**What you should do**. Return nothing but the lines from the one with "Recreate this image" through the one with "import * as" in the data below, word for word and without pictures.

--- begin ---

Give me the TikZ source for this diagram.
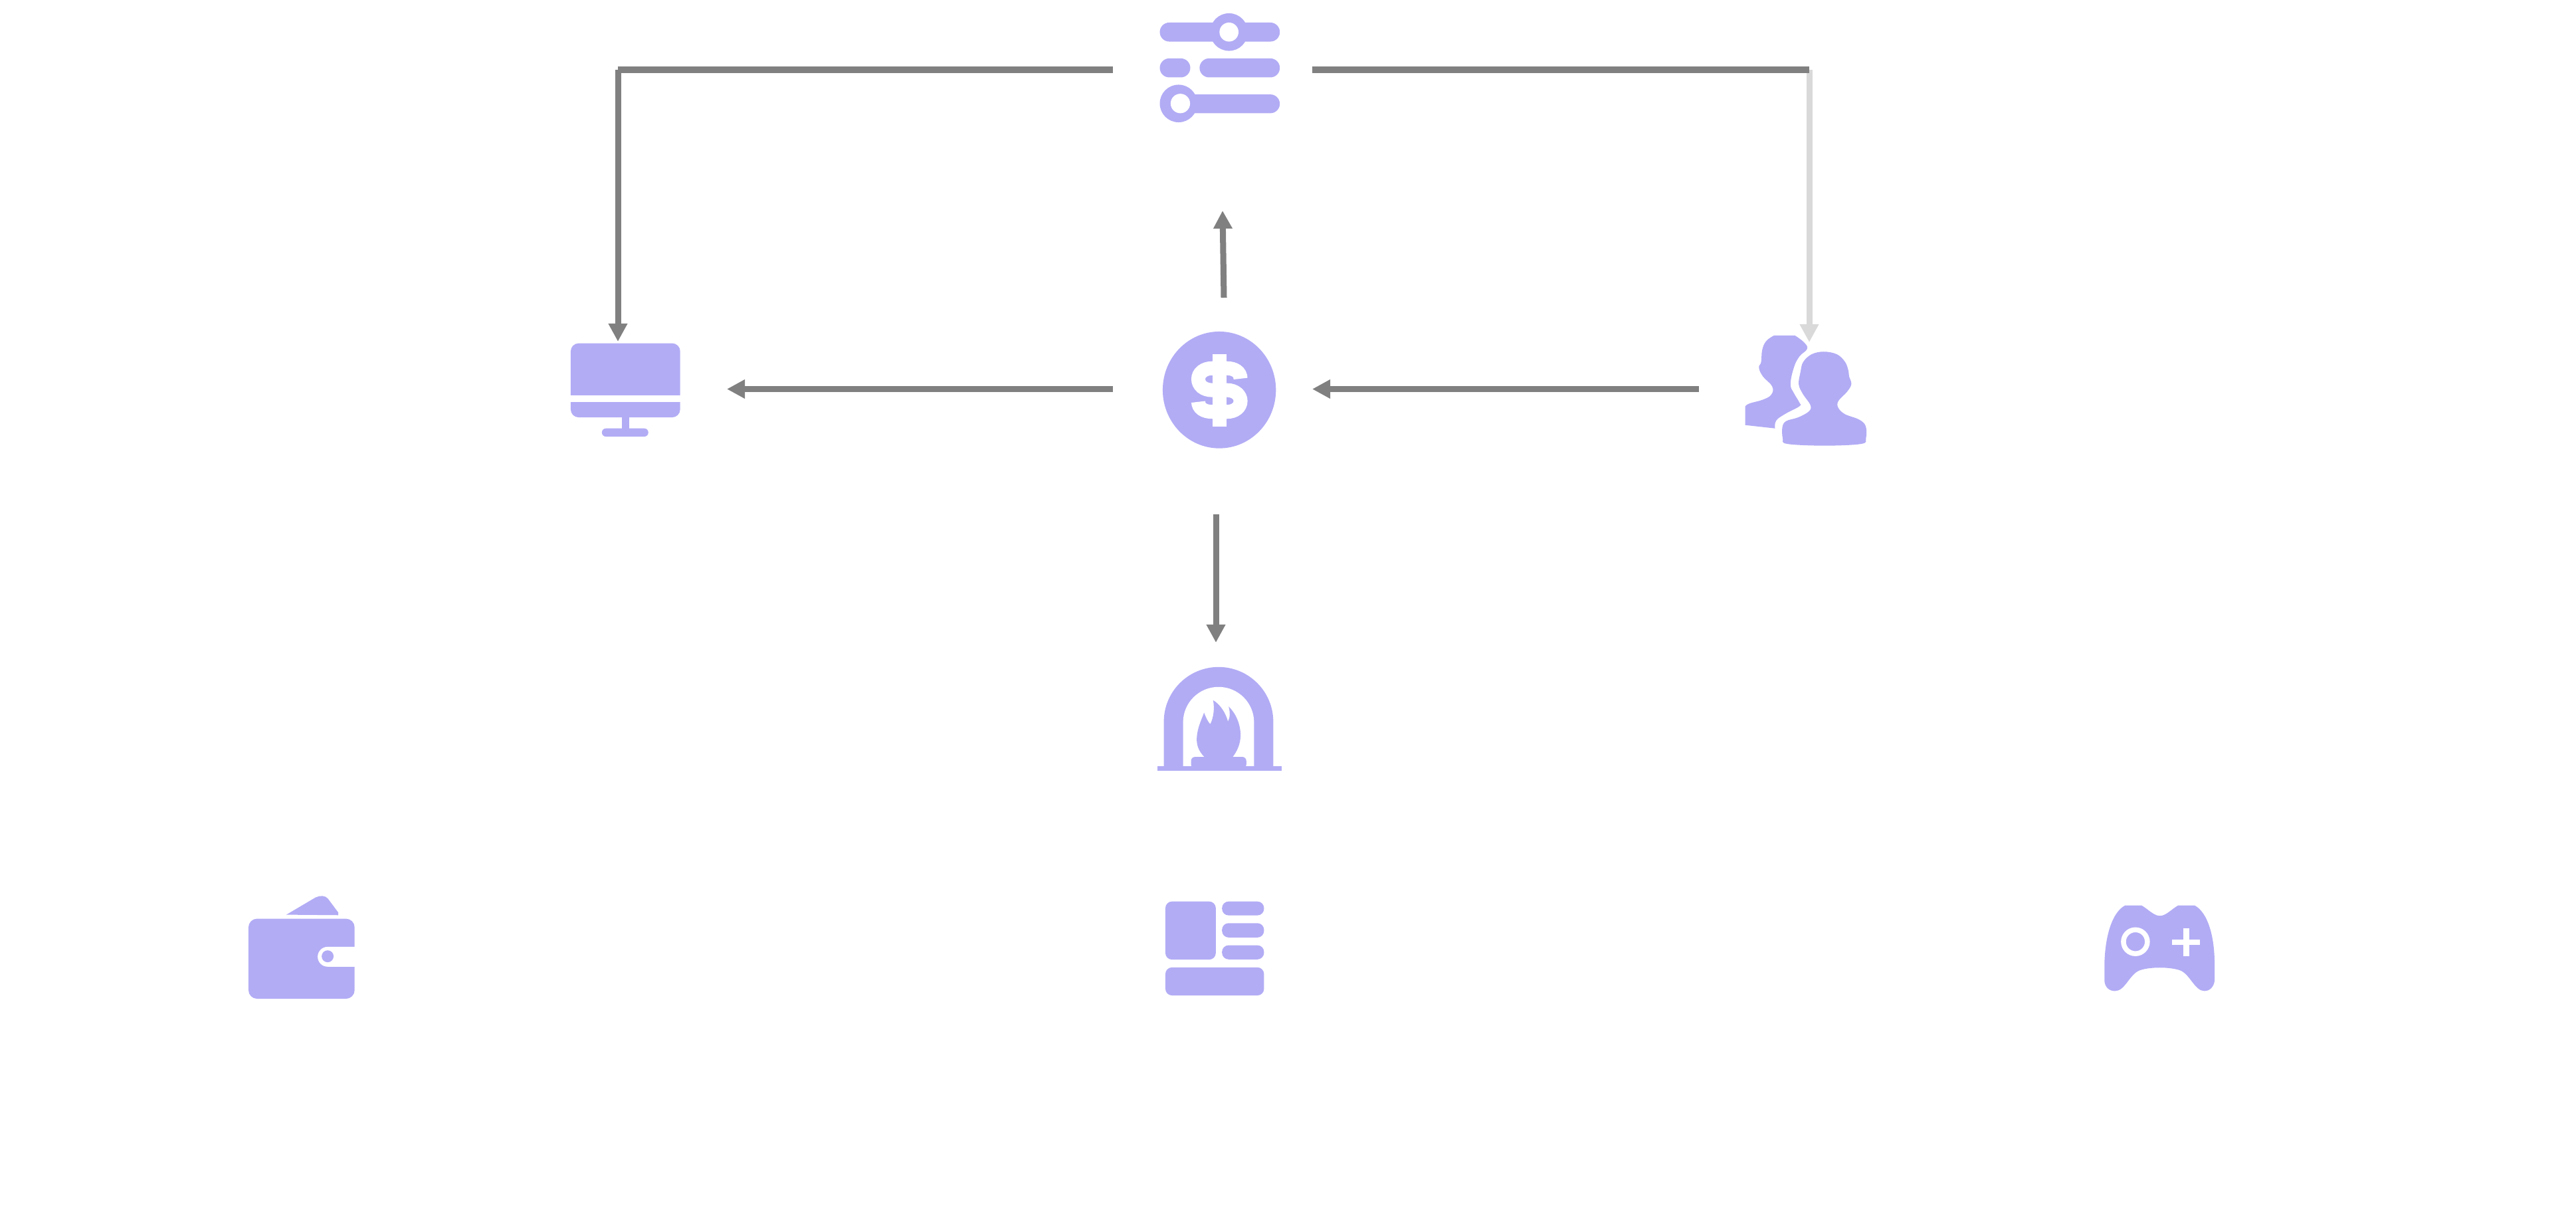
\documentclass[tikz,border=0pt]{standalone}
\usetikzlibrary{arrows.meta}
\definecolor{iconviolet}{RGB}{178,172,245}
\definecolor{linegrey}{RGB}{128,128,128}
\definecolor{linepale}{RGB}{217,217,217}
\tikzset{
  zoomed/.style={x=0.0033333cm,y=-0.0033333cm},
  iconfill/.style={fill=iconviolet,draw=none},
  holefill/.style={fill=white,draw=none},
  connector/.style={draw=linegrey,line width=0.09cm},
  flow/.style={connector,-{Triangle[length=0.27cm,width=0.27cm]}},
  paleflow/.style={flow,draw=linepale},
}
\begin{document}
\begin{tikzpicture}[x=0.01cm,y=-0.01cm]
\useasboundingbox (0,0) rectangle (3877,1833);

% ---- sliders
\begin{scope}[shift={(1650,0)},zoomed]
  \fill[iconfill,rounded corners=0.143cm] (287,102) rectangle (830,188);
  \fill[iconfill] (600,145) circle[radius=85];
  \fill[holefill] (600,145) circle[radius=43];
  \fill[iconfill,rounded corners=0.143cm] (287,264) rectangle (425,350);
  \fill[iconfill,rounded corners=0.143cm] (467,264) rectangle (830,350);
  \fill[iconfill,rounded corners=0.143cm] (380,427) rectangle (830,512);
  \fill[iconfill] (372,468) circle[radius=85];
  \fill[holefill] (380,468) circle[radius=44];
\end{scope}

% ---- dollar coin
\begin{scope}[shift={(1700,470)},zoomed]
  \fill[iconfill] (406,351) ellipse[x radius=256,y radius=264];
  \fill[holefill] (375,188) rectangle (438,517);
  \draw[white,line width=0.21cm] (502,300) .. controls (502,270) and (475,253) .. (440,253)
    -- (375,253) .. controls (335,253) and (311,275) .. (311,302)
    .. controls (311,330) and (335,352) .. (375,352) -- (440,352)
    .. controls (478,352) and (502,375) .. (502,401)
    .. controls (502,428) and (478,450) .. (440,450) -- (375,450)
    .. controls (335,450) and (311,432) .. (311,405);
\end{scope}

% ---- monitor
\begin{scope}[shift={(820,480)},zoomed]
  \fill[iconfill,rounded corners=0.12cm] (117,110) rectangle (612,445);
  \fill[holefill] (110,345) rectangle (620,376);
  \fill[iconfill] (348,440) rectangle (382,500);
  \fill[iconfill,rounded corners=0.06cm] (258,495) rectangle (468,532);
\end{scope}

% ---- two persons
\begin{scope}[shift={(2590,470)},zoomed]
  \fill[iconfill] plot[smooth,tension=0.7] coordinates {(240,105) (205,130) (187,170) (182,225) (172,250) (190,290) (232,335) (228,372) (190,395) (130,412) (110,425)}
    -- (110,510) -- (245,525) -- plot[smooth,tension=0.7] coordinates {(245,525) (250,490) (290,460) (355,425) (355,408) (330,365) (315,325) (330,250) (355,200) (390,165) (375,135) (335,105)} -- cycle;
  \fill[iconfill] plot[smooth cycle,tension=0.6] coordinates {(465,178) (410,190) (372,225) (360,270) (352,325) (370,368) (405,420) (398,448) (350,475) (295,492) (278,520) (280,570) (300,595) (470,603) (635,595) (656,570) (655,515) (625,485) (560,460) (530,430) (532,400) (570,360) (590,325) (580,290) (577,265) (562,225) (525,190)};
\end{scope}

% ---- fireplace
\begin{scope}[shift={(1720,980)},zoomed]
  \fill[iconfill] (95,525) -- (95,319) arc[start angle=180,end angle=360,radius=247.5] -- (590,525) -- cycle;
  \fill[holefill] (182,525) -- (182,322) arc[start angle=180,end angle=360,radius=160.5] -- (503,525) -- cycle;
  \fill[iconfill] (66,520) rectangle (627,540);
  \fill[iconfill,rounded corners=0.06cm] (218,478) rectangle (468,530);
  \fill[iconfill] (280,480) .. controls (250,450) and (240,420) .. (245,380)
    .. controls (250,340) and (265,310) .. (277,278)
    .. controls (285,300) and (295,320) .. (305,330)
    .. controls (320,300) and (325,260) .. (318,222)
    .. controls (350,240) and (375,280) .. (385,318)
    .. controls (395,300) and (395,275) .. (388,250)
    .. controls (420,280) and (442,330) .. (442,380)
    .. controls (442,420) and (425,455) .. (405,480) -- cycle;
\end{scope}

% ---- wallet
\begin{scope}[shift={(350,1330)},zoomed]
  \fill[iconfill] (243,140) -- (375,62) .. controls (395,52) and (420,52) .. (432,68) -- (478,130) -- (478,142) -- cycle;
  \fill[iconfill,rounded corners=0.13cm] (72,158) rectangle (552,520);
  \fill[holefill,rounded corners=0.15cm] (385,285) rectangle (700,375);
  \fill[iconfill] (430,328) circle[radius=27];
\end{scope}

% ---- layout
\begin{scope}[shift={(1730,1330)},zoomed]
  \fill[iconfill,rounded corners=0.1cm] (72,80) rectangle (300,343);
  \fill[iconfill,rounded corners=0.1cm] (328,80) rectangle (518,143);
  \fill[iconfill,rounded corners=0.1cm] (328,178) rectangle (518,243);
  \fill[iconfill,rounded corners=0.1cm] (328,278) rectangle (518,342);
  \fill[iconfill,rounded corners=0.1cm] (72,378) rectangle (518,505);
\end{scope}

% ---- game pad
\begin{scope}[shift={(3140,1340)},zoomed]
  \fill[iconfill] (175,68) -- (250,68) .. controls (280,85) and (305,115) .. (333,115)
    .. controls (360,115) and (385,85) .. (415,68) -- (490,68)
    .. controls (550,100) and (580,210) .. (580,330) -- (580,410)
    .. controls (575,440) and (555,455) .. (535,455)
    .. controls (490,455) and (470,380) .. (425,362)
    .. controls (380,345) and (285,345) .. (240,362)
    .. controls (195,380) and (175,455) .. (130,455)
    .. controls (105,455) and (85,440) .. (82,410) -- (82,330)
    .. controls (85,210) and (115,100) .. (175,68) -- cycle;
  \draw[white,line width=0.075cm] (222,232) circle[radius=54];
  \fill[holefill] (388,223) rectangle (515,245);
  \fill[holefill] (438,172) rectangle (465,298);
\end{scope}

% ---- connector ends
\coordinate (sliderL) at (1675,105);
\coordinate (sliderR) at (1975,105);
\coordinate (cornerL) at (930,105);
\coordinate (cornerR) at (2723,105);
\coordinate (monitorT) at (930,514);
\coordinate (monitorR) at (1094,585.5);
\coordinate (personT) at (2723,515);
\coordinate (personL) at (2557,585.5);
\coordinate (dollarL) at (1675,585.5);
\coordinate (dollarR) at (1975,585.5);
\coordinate (dollarT) at (1842,448);
\coordinate (dollarB) at (1830,774);
\coordinate (sliderB) at (1840,317);
\coordinate (fireT) at (1830,967);

% ---- connectors
\draw[paleflow] (cornerR) -- (personT);
\draw[connector] (sliderR) -- (cornerR);
\draw[connector] (sliderL) -- (cornerL);
\draw[flow] (cornerL) -- (monitorT);
\draw[flow] (dollarL) -- (monitorR);
\draw[flow] (personL) -- (dollarR);
\draw[flow] (dollarT) -- (sliderB);
\draw[flow] (dollarB) -- (fireT);
\end{tikzpicture}
\end{document}
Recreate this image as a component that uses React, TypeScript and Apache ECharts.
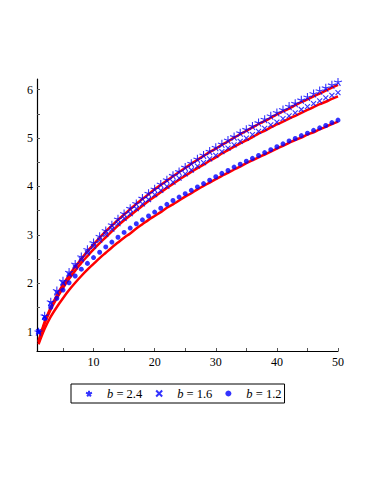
import React, { useEffect, useRef } from "react";
import * as echarts from "echarts";

const xValues = [
  1, 2, 3, 4, 5, 6, 7, 8, 9, 10, 11, 12, 13, 14, 15, 16, 17, 18, 19, 20, 21, 22, 23, 24, 25,
  26, 27, 28, 29, 30, 31, 32, 33, 34, 35, 36, 37, 38, 39, 40, 41, 42, 43, 44, 45, 46, 47, 48, 49, 50,
];

// b = 2.4 (stars)
const starValues = [
  1.0, 1.33, 1.62, 1.85, 2.05, 2.23, 2.4, 2.55, 2.7, 2.84, 2.97, 3.09, 3.21, 3.33, 3.44, 3.55, 3.65,
  3.76, 3.86, 3.95, 4.05, 4.14, 4.23, 4.31, 4.4, 4.48, 4.57, 4.65, 4.73, 4.81, 4.88, 4.96, 5.03, 5.11,
  5.18, 5.25, 5.32, 5.39, 5.46, 5.53, 5.59, 5.66, 5.72, 5.79, 5.85, 5.92, 5.98, 6.04, 6.1, 6.16,
];

// b = 1.6 (crosses)
const crossValues = [
  1.0, 1.3, 1.58, 1.8, 2.0, 2.18, 2.34, 2.49, 2.63, 2.76, 2.89, 3.01, 3.12, 3.23, 3.34, 3.44, 3.54,
  3.64, 3.73, 3.83, 3.92, 4.0, 4.09, 4.17, 4.26, 4.34, 4.42, 4.49, 4.57, 4.64, 4.72, 4.79, 4.86, 4.93,
  5.0, 5.07, 5.14, 5.2, 5.27, 5.33, 5.4, 5.46, 5.52, 5.59, 5.65, 5.71, 5.77, 5.83, 5.88, 5.94,
];

// b = 1.2 (dots)
const dotValues = [
  1.0, 1.27, 1.5, 1.69, 1.86, 2.01, 2.15, 2.29, 2.41, 2.53, 2.64, 2.75, 2.85, 2.95, 3.05, 3.14, 3.23,
  3.31, 3.39, 3.47, 3.55, 3.63, 3.71, 3.78, 3.85, 3.92, 3.99, 4.06, 4.13, 4.2, 4.27, 4.33, 4.4, 4.46,
  4.52, 4.58, 4.64, 4.7, 4.76, 4.82, 4.88, 4.94, 4.99, 5.05, 5.1, 5.16, 5.21, 5.26, 5.32, 5.37,
];

// red approximation curves
const redTop = [
  0.8, 1.2, 1.5, 1.75, 1.97, 2.16, 2.34, 2.5, 2.66, 2.8, 2.94, 3.07, 3.19, 3.31, 3.42, 3.53, 3.64,
  3.74, 3.84, 3.94, 4.03, 4.12, 4.21, 4.3, 4.38, 4.47, 4.55, 4.63, 4.71, 4.78, 4.86, 4.93, 5.01, 5.08,
  5.15, 5.22, 5.29, 5.35, 5.42, 5.49, 5.55, 5.61, 5.68, 5.74, 5.8, 5.86, 5.92, 5.98, 6.04, 6.1,
];
const redMid = [
  0.78, 1.17, 1.46, 1.69, 1.9, 2.09, 2.26, 2.42, 2.56, 2.7, 2.83, 2.95, 3.07, 3.19, 3.3, 3.4, 3.5,
  3.6, 3.7, 3.79, 3.88, 3.97, 4.05, 4.14, 4.22, 4.3, 4.38, 4.45, 4.53, 4.6, 4.68, 4.75, 4.82, 4.89,
  4.95, 5.02, 5.09, 5.15, 5.22, 5.28, 5.34, 5.4, 5.46, 5.52, 5.58, 5.64, 5.7, 5.75, 5.81, 5.86,
];
const redLow = [
  0.74, 1.06, 1.31, 1.51, 1.69, 1.86, 2.01, 2.15, 2.28, 2.4, 2.52, 2.63, 2.74, 2.84, 2.94, 3.03, 3.13,
  3.22, 3.31, 3.39, 3.47, 3.56, 3.63, 3.71, 3.79, 3.86, 3.94, 4.01, 4.08, 4.15, 4.22, 4.28, 4.35, 4.41,
  4.48, 4.54, 4.6, 4.66, 4.72, 4.78, 4.84, 4.9, 4.96, 5.01, 5.07, 5.12, 5.18, 5.23, 5.29, 5.34,
];

const seriesNames = ["b = 2.4", "b = 1.6", "b = 1.2"];
const xLabelValues = [10, 20, 30, 40, 50];
const xTickValues = [5, 10, 15, 20, 25, 30, 35, 40, 45, 50];
const yLabelValues = [1, 2, 3, 4, 5, 6];
const yTickValues = [1, 1.5, 2, 2.5, 3, 3.5, 4, 4.5, 5, 5.5, 6];

const BLUE = "#0000ff";
const RED = "#ff0000";
const FONT = "'Liberation Serif', 'Times New Roman', serif";

const pairs = (ys: number[]) => xValues.map((x, i) => [x, ys[i]]);

const STAR_PATH =
  "path://M5,5L5,0M5,5L9.76,3.45M5,5L7.94,9.05M5,5L2.06,9.05M5,5L0.24,3.45";
const CROSS_PATH = "path://M0,0L10,10M10,0L0,10";

export default function App() {
  const ref = useRef<HTMLDivElement>(null);

  useEffect(() => {
    document.body.style.margin = "0";
    if (!ref.current) return;
    const chart = echarts.init(ref.current, null, { renderer: "svg" });

    const redLine = (ys: number[], id: string) => ({
      id,
      type: "line",
      data: pairs(ys),
      showSymbol: false,
      smooth: 0.3,
      lineStyle: { color: RED, width: 2.5 },
      itemStyle: { color: RED },
      z: 2,
      silent: true,
    });

    chart.setOption({
      animation: false,
      backgroundColor: "#ffffff",
      textStyle: { fontFamily: FONT },
      grid: {
        left: 37,
        right: 33,
        top: 79,
        bottom: 129,
        outerBoundsMode: "none",
      },
      xAxis: {
        type: "value",
        min: 0.75,
        max: 50,
        axisLine: { show: true, onZero: false, lineStyle: { color: "#000", width: 1.2 } },
        axisTick: {
          show: true,
          inside: true,
          length: 3,
          customValues: xTickValues,
          lineStyle: { color: "#555" },
        },
        axisLabel: {
          customValues: xLabelValues,
          color: "#000",
          fontFamily: FONT,
          fontSize: 12,
          margin: 5,
        },
        splitLine: { show: false },
      },
      yAxis: {
        type: "value",
        min: 0.6,
        max: 6.22,
        axisLine: { show: true, onZero: false, lineStyle: { color: "#000", width: 1.2 } },
        axisTick: {
          show: true,
          inside: true,
          length: 3,
          customValues: yTickValues,
          lineStyle: { color: "#555" },
        },
        axisLabel: {
          customValues: yLabelValues,
          color: "#000",
          fontFamily: FONT,
          fontSize: 12,
          margin: 4,
        },
        splitLine: { show: false },
      },
      legend: {
        data: seriesNames,
        left: 71,
        top: 384,
        orient: "horizontal",
        itemWidth: 6,
        itemHeight: 6,
        itemGap: 13,
        padding: [3, 3, 3, 14],
        borderColor: "#000",
        borderWidth: 1,
        formatter: (name: string) => "{i|b}{t|" + name.slice(1) + "}",
        textStyle: {
          color: "#000",
          fontFamily: FONT,
          fontSize: 12.5,
          lineHeight: 12,
          rich: {
            i: {
              fontFamily: FONT,
              fontStyle: "italic",
              fontSize: 12.5,
              color: "#000",
              padding: [0, 0, 0, 10],
            },
            t: { fontFamily: FONT, fontSize: 12.5, color: "#000" },
          },
        },
      },
      series: [
        redLine(redTop, "redTop"),
        redLine(redMid, "redMid"),
        redLine(redLow, "redLow"),
        {
          name: seriesNames[0],
          type: "scatter",
          data: pairs(starValues),
          symbol: STAR_PATH,
          symbolSize: 8,
          itemStyle: { color: "transparent", borderColor: BLUE, borderWidth: 1.1 },
          z: 3,
        },
        {
          name: seriesNames[1],
          type: "scatter",
          data: pairs(crossValues),
          symbol: CROSS_PATH,
          symbolSize: 5,
          itemStyle: { color: "transparent", borderColor: BLUE, borderWidth: 1.1 },
          z: 3,
        },
        {
          name: seriesNames[2],
          type: "scatter",
          data: pairs(dotValues),
          symbol: "circle",
          symbolSize: 5,
          itemStyle: { color: BLUE },
          z: 3,
        },
      ],
    });

    return () => chart.dispose();
  }, []);

  return <div ref={ref} style={{ width: 371, height: 480 }} />;
}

--- end ---

**Written answer**.
Recreate this image as a component that uses React, TypeScript and Apache ECharts.
import React, { useEffect, useRef } from "react";
import * as echarts from "echarts";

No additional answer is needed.